> _Directive_
For this exercise, repeat all of the material verbatim apart from its images.

** begin Dataset extract **

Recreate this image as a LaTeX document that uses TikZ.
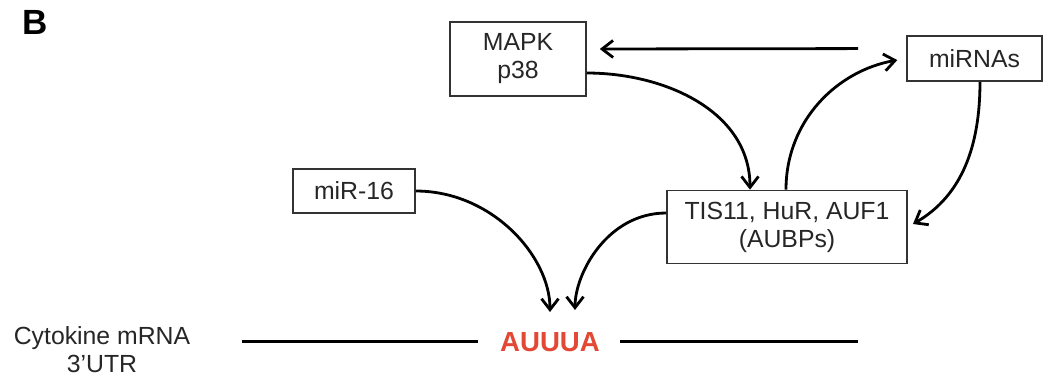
\documentclass[tikz,border=0pt]{standalone}
\usepackage{fontspec}
\setmainfont{Liberation Sans}
\usepackage{tikz}
\usetikzlibrary{arrows.meta,positioning}
\definecolor{aured}{RGB}{226,72,52}

\begin{document}
\begin{tikzpicture}[
    x=0.5pt, y=-0.5pt,
    box/.style={draw=black!80, line width=0.8pt, align=center, inner sep=0pt,
                text=black!85, font=\fontsize{12.4}{14}\selectfont},
    arr/.style={line width=1.4pt, -{Straight Barb[length=5.5pt,width=8.5pt,line width=1.4pt]}},
    utr/.style={line width=1.5pt}
]
\useasboundingbox (0,0) rectangle (1045,377);

\node[font=\bfseries\fontsize{17.5}{20}\selectfont, inner sep=0pt] (lbl) at (35,22) {B};

\node[box, minimum width=68pt, minimum height=37pt] (mapk) at (518,59) {MAPK\\p38};
\node[box, minimum width=67.5pt, minimum height=22.5pt] (mirnas) at (974.5,58.5) {miRNAs};
\node[box, minimum width=120pt, minimum height=36.5pt] (aubp) at (787,227) {TIS11, HuR, AUF1\\(AUBPs)};
\node[box, minimum width=61pt, minimum height=22pt] (mir16) at (354,191) {miR-16};

\node[font=\bfseries\fontsize{13.8}{16}\selectfont, text=aured, inner sep=0pt] (au) at (550,342) {AUUUA};
\node[align=center, inner sep=0pt, text=black!85, font=\fontsize{12.4}{14}\selectfont]
    (utrtxt) at (102,350) {Cytokine mRNA\\3'UTR};

% 3'UTR line
\coordinate (utrL) at (242,341);
\coordinate (utrR) at (858,341);
\draw[utr, shorten >=11pt] (utrL) -- (au.west |- utrL);
\draw[utr, shorten <=10pt] (au.east |- utrR) -- (utrR);

% regulation
\draw[arr, shorten <=24pt, shorten >=6.5pt] ([yshift=5pt]mirnas.west) -- ([yshift=5pt]mapk.east);
\draw[arr] ([yshift=-7pt]mapk.east) to[out=0, in=90] ([xshift=-18.5pt]aubp.north);
\draw[arr, shorten >=4.5pt] ([xshift=-0.5pt]aubp.north) to[out=90, in=190] (mirnas.west);
\draw[arr, shorten >=3pt] ([xshift=2.75pt]mirnas.south) to[out=-90, in=30] (aubp.east);
\draw[arr, shorten >=10pt] (mir16.east) to[out=0, in=90] (au.north);
\draw[arr, shorten >=11pt] ([yshift=7pt]aubp.west) to[out=180, in=90] ([xshift=12.5pt]au.north);
\end{tikzpicture}
\end{document}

** end Dataset extract **

> _Answer for this exercise_
Recreate this image as a LaTeX document that uses TikZ.
\documentclass[tikz,border=0pt]{standalone}
\usepackage{fontspec}
\setmainfont{Liberation Sans}
\usepackage{tikz}
\usetikzlibrary{arrows.meta,positioning}
\definecolor{aured}{RGB}{226,72,52}

\begin{document}
\begin{tikzpicture}[
    x=0.5pt, y=-0.5pt,
    box/.style={draw=black!80, line width=0.8pt, align=center, inner sep=0pt,
                text=black!85, font=\fontsize{12.4}{14}\selectfont},
    arr/.style={line width=1.4pt, -{Straight Barb[length=5.5pt,width=8.5pt,line width=1.4pt]}},
    utr/.style={line width=1.5pt}
]
\useasboundingbox (0,0) rectangle (1045,377);

\node[font=\bfseries\fontsize{17.5}{20}\selectfont, inner sep=0pt] (lbl) at (35,22) {B};

\node[box, minimum width=68pt, minimum height=37pt] (mapk) at (518,59) {MAPK\\p38};
\node[box, minimum width=67.5pt, minimum height=22.5pt] (mirnas) at (974.5,58.5) {miRNAs};
\node[box, minimum width=120pt, minimum height=36.5pt] (aubp) at (787,227) {TIS11, HuR, AUF1\\(AUBPs)};
\node[box, minimum width=61pt, minimum height=22pt] (mir16) at (354,191) {miR-16};

\node[font=\bfseries\fontsize{13.8}{16}\selectfont, text=aured, inner sep=0pt] (au) at (550,342) {AUUUA};
\node[align=center, inner sep=0pt, text=black!85, font=\fontsize{12.4}{14}\selectfont]
    (utrtxt) at (102,350) {Cytokine mRNA\\3'UTR};

% 3'UTR line
\coordinate (utrL) at (242,341);
\coordinate (utrR) at (858,341);
\draw[utr, shorten >=11pt] (utrL) -- (au.west |- utrL);
\draw[utr, shorten <=10pt] (au.east |- utrR) -- (utrR);

% regulation
\draw[arr, shorten <=24pt, shorten >=6.5pt] ([yshift=5pt]mirnas.west) -- ([yshift=5pt]mapk.east);
\draw[arr] ([yshift=-7pt]mapk.east) to[out=0, in=90] ([xshift=-18.5pt]aubp.north);
\draw[arr, shorten >=4.5pt] ([xshift=-0.5pt]aubp.north) to[out=90, in=190] (mirnas.west);
\draw[arr, shorten >=3pt] ([xshift=2.75pt]mirnas.south) to[out=-90, in=30] (aubp.east);
\draw[arr, shorten >=10pt] (mir16.east) to[out=0, in=90] (au.north);
\draw[arr, shorten >=11pt] ([yshift=7pt]aubp.west) to[out=180, in=90] ([xshift=12.5pt]au.north);
\end{tikzpicture}
\end{document}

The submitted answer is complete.